Posted: 19 Mar 2015     Print Version  Bookmark and Share

Keywords:IoT  sensor  unified platform  Samsung  EMV standard 

The Internet of Things (IoT) is an up-and-running technology. That much is true. Devices 'talking' to one another is no longer a thing of the future. It is a technology that exists and is functional, at the very least. While it is far from being perfect, IoT, in all its aspects and applications, has brought the vision of 'connected devices' into reality.

The IoT does not need a unified platform, despite fears of a standards war, fragmentation and food fights to get a piece of the IoT.

The IoT was in the spotlight at the Consumer Electronics Show in Las Vegas where technology industry heavyweights showcased their latest range of internet connected products and plans for interoperability. One of the biggest proponents of the IoT was Samsung, whose CEO B.K. Yoon announced a $100 million investment to create an open development platform to ensure the imminent flood of Internet-enabled devices can communicate with each other.

From the successful examples of connected systems I've seen already in action around the world, I question whether his vision of a single platform to manage all devices is really necessary.

Yes, there's been a lot of debate about the IoT standards race and whether we will have another VHS vs Beta situation on our hands.
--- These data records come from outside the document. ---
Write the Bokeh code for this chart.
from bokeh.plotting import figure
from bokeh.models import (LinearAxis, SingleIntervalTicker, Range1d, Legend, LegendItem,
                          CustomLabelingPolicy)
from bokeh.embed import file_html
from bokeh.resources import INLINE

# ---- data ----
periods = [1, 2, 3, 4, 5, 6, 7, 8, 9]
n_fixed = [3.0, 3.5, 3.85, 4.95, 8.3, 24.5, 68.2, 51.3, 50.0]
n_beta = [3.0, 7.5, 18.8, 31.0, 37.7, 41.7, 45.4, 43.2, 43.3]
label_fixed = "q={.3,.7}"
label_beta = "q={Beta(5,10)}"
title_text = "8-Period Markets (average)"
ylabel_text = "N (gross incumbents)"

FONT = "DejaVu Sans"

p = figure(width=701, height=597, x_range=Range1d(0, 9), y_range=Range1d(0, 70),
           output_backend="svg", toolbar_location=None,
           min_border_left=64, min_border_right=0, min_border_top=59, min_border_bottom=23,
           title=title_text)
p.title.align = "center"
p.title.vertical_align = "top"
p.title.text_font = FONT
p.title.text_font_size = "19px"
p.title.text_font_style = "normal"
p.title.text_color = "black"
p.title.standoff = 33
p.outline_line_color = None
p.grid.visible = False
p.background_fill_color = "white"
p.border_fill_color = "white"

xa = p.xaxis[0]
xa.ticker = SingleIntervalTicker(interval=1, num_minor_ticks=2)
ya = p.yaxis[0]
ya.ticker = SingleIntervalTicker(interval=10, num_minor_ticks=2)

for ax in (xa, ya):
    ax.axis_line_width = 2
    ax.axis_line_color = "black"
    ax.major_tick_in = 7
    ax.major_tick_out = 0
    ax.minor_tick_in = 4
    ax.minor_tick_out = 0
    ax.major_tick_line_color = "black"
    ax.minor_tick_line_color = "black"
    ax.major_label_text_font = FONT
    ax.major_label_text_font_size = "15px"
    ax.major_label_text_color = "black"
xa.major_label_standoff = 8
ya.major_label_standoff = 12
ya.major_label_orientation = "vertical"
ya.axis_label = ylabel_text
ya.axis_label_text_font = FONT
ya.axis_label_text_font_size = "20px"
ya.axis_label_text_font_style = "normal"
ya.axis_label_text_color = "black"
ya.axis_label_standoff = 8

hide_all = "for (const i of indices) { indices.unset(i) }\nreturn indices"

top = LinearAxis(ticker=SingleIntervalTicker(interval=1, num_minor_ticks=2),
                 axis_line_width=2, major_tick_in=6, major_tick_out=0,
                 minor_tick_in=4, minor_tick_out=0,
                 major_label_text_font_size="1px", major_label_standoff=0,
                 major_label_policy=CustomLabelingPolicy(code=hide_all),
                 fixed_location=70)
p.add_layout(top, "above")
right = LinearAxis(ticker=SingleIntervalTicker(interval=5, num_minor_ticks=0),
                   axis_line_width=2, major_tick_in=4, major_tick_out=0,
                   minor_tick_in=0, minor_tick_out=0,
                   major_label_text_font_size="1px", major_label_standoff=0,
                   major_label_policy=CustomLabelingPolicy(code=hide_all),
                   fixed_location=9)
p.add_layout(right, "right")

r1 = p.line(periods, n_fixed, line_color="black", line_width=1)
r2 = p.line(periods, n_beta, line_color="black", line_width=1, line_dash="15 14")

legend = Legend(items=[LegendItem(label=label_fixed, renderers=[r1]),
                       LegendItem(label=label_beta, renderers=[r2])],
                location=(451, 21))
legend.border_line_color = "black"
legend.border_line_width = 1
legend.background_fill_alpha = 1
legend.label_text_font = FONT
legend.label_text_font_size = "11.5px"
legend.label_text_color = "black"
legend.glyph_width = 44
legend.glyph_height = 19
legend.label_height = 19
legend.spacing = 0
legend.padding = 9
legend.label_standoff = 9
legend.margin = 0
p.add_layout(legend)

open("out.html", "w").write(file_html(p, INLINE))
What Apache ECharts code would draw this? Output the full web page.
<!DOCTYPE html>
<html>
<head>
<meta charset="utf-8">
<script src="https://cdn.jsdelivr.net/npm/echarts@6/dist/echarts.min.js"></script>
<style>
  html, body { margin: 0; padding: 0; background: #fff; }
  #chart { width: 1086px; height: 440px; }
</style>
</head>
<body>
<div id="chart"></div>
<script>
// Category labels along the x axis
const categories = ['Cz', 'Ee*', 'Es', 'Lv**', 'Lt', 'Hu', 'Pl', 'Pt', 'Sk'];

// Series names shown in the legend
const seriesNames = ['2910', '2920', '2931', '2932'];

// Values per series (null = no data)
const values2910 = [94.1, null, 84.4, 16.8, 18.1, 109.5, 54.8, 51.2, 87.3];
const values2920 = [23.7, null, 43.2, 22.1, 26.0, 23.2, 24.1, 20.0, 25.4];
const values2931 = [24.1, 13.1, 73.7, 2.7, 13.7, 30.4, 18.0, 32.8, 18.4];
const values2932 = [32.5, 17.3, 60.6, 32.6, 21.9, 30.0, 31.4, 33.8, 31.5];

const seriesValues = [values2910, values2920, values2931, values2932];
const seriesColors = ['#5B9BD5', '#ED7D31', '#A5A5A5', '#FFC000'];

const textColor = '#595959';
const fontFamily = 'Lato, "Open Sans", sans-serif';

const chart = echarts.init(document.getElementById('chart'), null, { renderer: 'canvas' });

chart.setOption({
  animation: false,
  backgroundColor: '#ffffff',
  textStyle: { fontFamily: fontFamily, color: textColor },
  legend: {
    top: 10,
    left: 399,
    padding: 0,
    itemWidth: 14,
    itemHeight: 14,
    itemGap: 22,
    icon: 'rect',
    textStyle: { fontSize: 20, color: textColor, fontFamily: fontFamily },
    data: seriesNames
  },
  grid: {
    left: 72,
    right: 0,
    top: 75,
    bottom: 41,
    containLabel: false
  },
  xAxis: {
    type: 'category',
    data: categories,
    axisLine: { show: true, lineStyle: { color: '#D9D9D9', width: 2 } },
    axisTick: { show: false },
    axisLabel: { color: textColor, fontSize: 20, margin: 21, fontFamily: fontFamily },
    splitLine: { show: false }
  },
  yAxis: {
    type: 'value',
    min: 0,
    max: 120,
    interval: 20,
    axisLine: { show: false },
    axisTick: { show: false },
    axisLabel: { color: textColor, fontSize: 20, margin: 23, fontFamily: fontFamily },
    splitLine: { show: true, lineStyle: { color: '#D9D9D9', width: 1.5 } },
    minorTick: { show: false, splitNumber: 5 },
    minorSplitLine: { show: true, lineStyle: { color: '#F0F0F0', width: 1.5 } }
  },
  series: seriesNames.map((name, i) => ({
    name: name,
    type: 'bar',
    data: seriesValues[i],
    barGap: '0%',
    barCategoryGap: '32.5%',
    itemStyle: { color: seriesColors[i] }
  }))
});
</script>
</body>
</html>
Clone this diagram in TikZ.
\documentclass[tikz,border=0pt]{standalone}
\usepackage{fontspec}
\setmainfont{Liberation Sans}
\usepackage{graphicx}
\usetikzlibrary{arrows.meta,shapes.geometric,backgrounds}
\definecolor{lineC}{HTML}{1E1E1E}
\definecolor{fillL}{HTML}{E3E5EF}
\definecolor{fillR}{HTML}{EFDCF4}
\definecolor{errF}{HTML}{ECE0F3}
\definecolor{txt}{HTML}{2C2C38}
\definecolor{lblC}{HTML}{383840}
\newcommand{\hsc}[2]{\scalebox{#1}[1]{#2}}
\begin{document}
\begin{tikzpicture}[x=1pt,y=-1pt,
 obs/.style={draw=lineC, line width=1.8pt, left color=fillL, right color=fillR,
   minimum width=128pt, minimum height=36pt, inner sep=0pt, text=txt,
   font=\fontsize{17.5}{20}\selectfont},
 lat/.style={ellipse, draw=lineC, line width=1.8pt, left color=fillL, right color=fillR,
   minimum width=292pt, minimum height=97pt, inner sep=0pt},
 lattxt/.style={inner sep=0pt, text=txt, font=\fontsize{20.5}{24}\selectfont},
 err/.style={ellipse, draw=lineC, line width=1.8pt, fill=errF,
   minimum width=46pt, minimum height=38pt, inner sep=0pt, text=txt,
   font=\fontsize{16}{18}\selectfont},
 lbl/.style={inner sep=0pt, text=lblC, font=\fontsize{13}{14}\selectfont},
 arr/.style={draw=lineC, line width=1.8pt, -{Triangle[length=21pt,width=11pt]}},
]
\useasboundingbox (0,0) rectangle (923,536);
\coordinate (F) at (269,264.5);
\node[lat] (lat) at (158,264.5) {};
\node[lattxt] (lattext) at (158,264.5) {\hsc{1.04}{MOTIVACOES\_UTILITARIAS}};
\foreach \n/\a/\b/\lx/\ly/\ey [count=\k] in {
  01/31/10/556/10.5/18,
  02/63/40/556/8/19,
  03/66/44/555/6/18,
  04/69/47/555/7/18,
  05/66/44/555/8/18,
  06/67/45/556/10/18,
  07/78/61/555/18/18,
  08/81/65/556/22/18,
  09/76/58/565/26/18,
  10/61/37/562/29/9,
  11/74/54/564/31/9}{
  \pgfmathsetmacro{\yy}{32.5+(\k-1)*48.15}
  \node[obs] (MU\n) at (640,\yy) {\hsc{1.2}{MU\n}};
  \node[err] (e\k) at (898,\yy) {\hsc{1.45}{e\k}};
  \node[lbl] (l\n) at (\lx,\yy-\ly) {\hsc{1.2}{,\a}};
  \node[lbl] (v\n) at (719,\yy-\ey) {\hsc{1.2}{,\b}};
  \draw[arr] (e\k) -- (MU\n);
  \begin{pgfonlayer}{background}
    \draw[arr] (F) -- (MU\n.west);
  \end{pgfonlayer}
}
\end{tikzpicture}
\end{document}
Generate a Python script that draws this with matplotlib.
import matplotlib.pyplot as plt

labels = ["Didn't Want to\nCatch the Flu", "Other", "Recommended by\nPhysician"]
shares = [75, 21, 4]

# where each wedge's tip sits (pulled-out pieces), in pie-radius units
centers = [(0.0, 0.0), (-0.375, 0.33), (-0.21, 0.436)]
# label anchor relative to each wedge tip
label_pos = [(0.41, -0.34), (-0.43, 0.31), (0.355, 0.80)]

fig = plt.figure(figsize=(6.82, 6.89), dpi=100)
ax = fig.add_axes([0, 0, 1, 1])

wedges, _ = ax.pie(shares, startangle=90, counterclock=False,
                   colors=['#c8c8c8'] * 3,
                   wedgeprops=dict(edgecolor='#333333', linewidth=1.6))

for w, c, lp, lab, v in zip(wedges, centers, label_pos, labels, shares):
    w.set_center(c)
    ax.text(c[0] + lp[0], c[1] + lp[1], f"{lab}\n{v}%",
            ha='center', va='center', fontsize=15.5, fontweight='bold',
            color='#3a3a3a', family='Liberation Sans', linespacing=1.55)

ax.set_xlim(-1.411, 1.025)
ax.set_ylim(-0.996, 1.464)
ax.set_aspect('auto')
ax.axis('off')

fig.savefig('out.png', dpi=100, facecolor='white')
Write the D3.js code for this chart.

However, there are plenty of applicable and relevant standards available that are being leveraged to meet specific IoT needs.

Contactless payments

For example the EMV standard for contactless payments are accessible to all and can be applied in card format or via mobile platforms, such as Apple Pay, and can even be used to buy tickets on public transport or for access to events and stadiums. Beacon technology also has wide ranging use in retail, and also in city infrastructure such as parking and waste management.

This is where I see the greatest benefits and efficiencies from IoT: in smart transport, city infrastructure, and services. Think about an Internet connected car that can direct you towards an empty car space, or public transit networks that provide services based on real-time demand.

Many of these systems are in operation today with standards interoperability yet to become an issue. We're even starting to see IoT technology develop in workplaces and cities.